Keepers at a wildlife sanctuary in Kenya announced in October that Najin, a northern white rhino, would be retired from an ambitious breeding initiative after the “weighing up risks and opportunities for the individuals and the entire species”.

It means that only one northern white rhino, Najin’s daughter Fatu, is left to procreate. Mother and daughter live at the Ol Pejeta Conservancy in Kenya under high security.

One of the last remaining northern white rhinos, which are among Africa’s largest land animals. Poaching and changes to the rhino’s habitat has seen the population almost wiped out. (Getty Images/iStockphoto)

Since the death of the last male northern white rhino in 2019, breeders have experimented with a technique allowing female rhinos to be artificially inseminated.

While two embryos have been created in a laboratory using the eggs harvested from Najin and Fatu, the initiative has yet to implant them into a surrogate mother – most likely a southern white rhino.

Habitat loss, driven by illegal logging and agriculture, have been blamed for almost killing off the northern white rhino.

Rhinos in Asia and India, where the species numbers are higher, are meanwhile threatened by habitat degradation as a result of warming temperatures, as well as human activity.

Polar bear populations on ice

A study published in September suggested that polar bears have begun to inbreed to survive, as the Arctic’s most iconic animal adapts to rapidly-melting sea ice destroying its natural hunting grounds.

Between 1995 and 2015, polar bears roaming Norway’s Svalbard Archipelago lost as much as 10 per cent of the population’s genetic diversity because of the impact of global heating, researchers said.

According to the World Wildlife Fund, polar regions are melting almost 13 per cent per decade, and over the past 30 years, the oldest and thickest ice in the Arctic has dropped by a shocking 95 per cent. That has shrunk territories that polar bears roam.

Simo Maduna, of the Norwegian Institute of Bioeconomy Research and study author, toldABC News , that with inbreeding “comes risk in the sense that some of the traits that are recessive, [and] will now basically be unmasked in the population”.

That could reveal abnormalities in polar bears born in future, and risk the predator’s ability to survive.

A polar bear on Svalbard, off the coasts of Norway and Russia, and where melting sea ice has forced the predator to rapidly adapt. (Getty Images/Andrew Peacock)

Last gasp: Giraffes killed looking for water

The sorry sight of six dead giraffes that were pictured in Kenya’s Garissa County in December showed the animals stuck in mud, where they were trying to reach a water source.

Kenyan wildlife authorities said the giraffes were found to have been weak from starvation before getting stuck in the mud inside the Sabuli Wildlife Conservancy in Wajir, almost 280 miles north east of Nairobi.

Photojournalist Ed Ram, who captured the image, said the giraffes were too weak to pull themselves free.

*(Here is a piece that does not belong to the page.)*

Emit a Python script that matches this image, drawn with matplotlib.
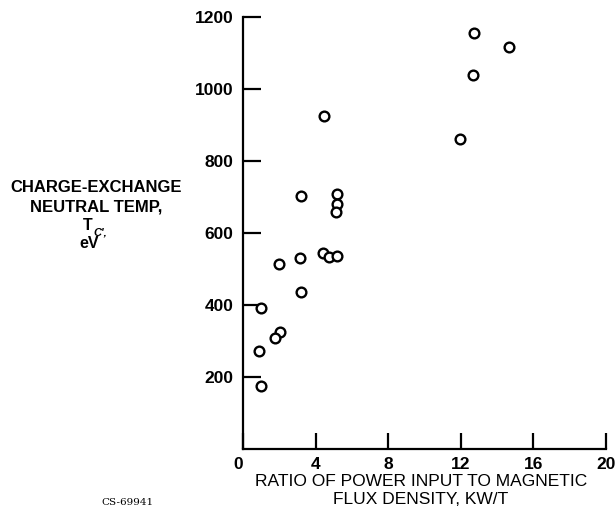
import matplotlib
matplotlib.use("Agg")
import matplotlib.pyplot as plt

# power/flux ratio (kW/T) and charge-exchange neutral temperature (eV)
ratio = [12.74, 14.67, 12.65, 4.48, 11.94, 3.20, 5.20, 5.16, 5.12, 4.43,
         4.74, 5.20, 3.14, 1.98, 3.18, 0.97, 2.04, 1.76, 0.90, 0.99]
temp = [1156, 1117, 1038, 924, 861, 704, 707, 680, 657, 545,
        534, 536, 531, 515, 435, 393, 324, 307, 271, 176]

xticks = [0, 4, 8, 12, 16, 20]
yticks = [200, 400, 600, 800, 1000, 1200]

fonts = ['Liberation Sans', 'DejaVu Sans']

fig = plt.figure(figsize=(6.16, 5.30), dpi=100)
ax = fig.add_axes([0.3945, 0.1528, 0.5893, 0.8151])

ax.plot(ratio, temp, 'o', mfc='white', mec='black', ms=7, mew=1.7,
        linestyle='none', clip_on=False)

ax.set_xlim(0, 20)
ax.set_ylim(0, 1200)
ax.set_xticks(xticks)
ax.set_yticks(yticks)
ax.set_xticklabels([str(t) for t in xticks], family=fonts, weight='bold', fontsize=12.5)
ax.set_yticklabels([str(t) for t in yticks], family=fonts, weight='bold', fontsize=12.5)
ax.get_xticklabels()[0].set_horizontalalignment('right')

for s in ['top', 'right']:
    ax.spines[s].set_visible(False)
for s in ['left', 'bottom']:
    ax.spines[s].set_linewidth(1.6)

ax.tick_params(axis='y', direction='in', length=13, width=1.6, pad=7)
ax.tick_params(axis='x', direction='in', length=11.5, width=1.6, pad=6)

fig.text(0.683, 0.091, 'RATIO OF POWER INPUT TO MAGNETIC', ha='center', va='center',
         family=fonts, fontsize=12.5)
fig.text(0.683, 0.057, 'FLUX DENSITY, KW/T', ha='center', va='center',
         family=fonts, fontsize=12.5)

fig.text(0.156, 0.647, 'CHARGE-EXCHANGE', ha='center', va='center',
         family=fonts, weight='bold', fontsize=12)
fig.text(0.156, 0.609, 'NEUTRAL TEMP,', ha='center', va='center',
         family=fonts, weight='bold', fontsize=12)
fig.text(0.143, 0.575, 'T', ha='center', va='center',
         family=fonts, weight='bold', fontsize=11.5)
fig.text(0.152, 0.562, "C',", ha='left', va='center',
         family=fonts, weight='bold', style='italic', fontsize=8)
fig.text(0.144, 0.540, 'eV', ha='center', va='center',
         family=fonts, weight='bold', fontsize=11.5)

fig.text(0.207, 0.051, 'CS-69941', ha='center', va='center',
         family='DejaVu Serif', fontsize=7.5)

fig.savefig('out.png', dpi=100)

“When you approach many of the villages in the region, there’s dead cows that line kind of sand tracks as you get to the villages, in various states of decomposition,” he told CBC News. “And the cows that were remaining were very emaciated.”

Kenya has been battling an intense drought driven by the climate crisis, with the country’s president declaring a national disaster in September as this year’s rainy season followed recent patterns of very little rainfall.

Some 4,000 giraffes in Kenya are under threat, according to local newspaperThe Star , as the extreme drought conditions continue to threaten their food and water resources.